I took my apron off, handed my boss all the cash and totaled out, and left , never to be a server again. F_ck that sh_t.”
Can’t Unhear
“I worked at Tim Hortons. One day a 60 year old woman came into my line while I was working the cash register. I could tell something was off about her, and my suspicions were confirmed when she started telling me about her horrendous childhood. She took out her cell phone and showed me a picture of herself at 2 years old. Then proceeded to ask me if I “could abandon that little girl if I tried to.”

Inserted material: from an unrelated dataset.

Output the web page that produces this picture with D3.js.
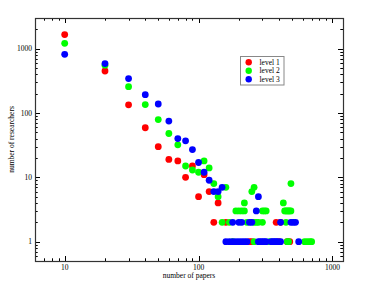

My co-workers and I are WTF-ing and we just get her the order and out of line. Then she comes back up when another customer is ordering, CUTS IN FRONT OF THEM and proceeds to tell me how her father molested her too. Luckily my manager saw what was going on and sent me to the back to wash dishes and he dealt with the woman. One of the saddest and most unexpected things I’ve ever experienced.”
Taking It Too Far
I used to work at Starbucks. My store was by the beach, and very busy in summer. You could wait in the register line for up to a half hour or even 45 minutes. It’s not like we were dicking around back there. Just that busy.
So, the thing about Starbucks is, people forget that the line to wait for the drinks is going to be a while too. You still are going to wait for a bit even after the register. All of a sudden, you waited in line for 30 minutes, and your drink is supposed to be done lickety split.
We had a party of several high school age girls getting frappucinos, and they’d waited in line for a while to get them. So they were pissy. This one chick in particular was acting entitled, riding me and watching me like a hawk while I made these drinks. Asking me if each next drink was hers.
Finally I told her something like “I’m going as fast as I can, we’re very busy, your drink will be out as soon as possible.”
Her father heard me say that and decided I was being sassy (I really wasn’t) and threatened violence.
It never came to that, I ignored the pr*ck just like I ignored his daughter, made the drink in order, and gave it to them. But jesus christ, threatening to punch some 19-year-old kid that’s half your size over the wait for a frappucino?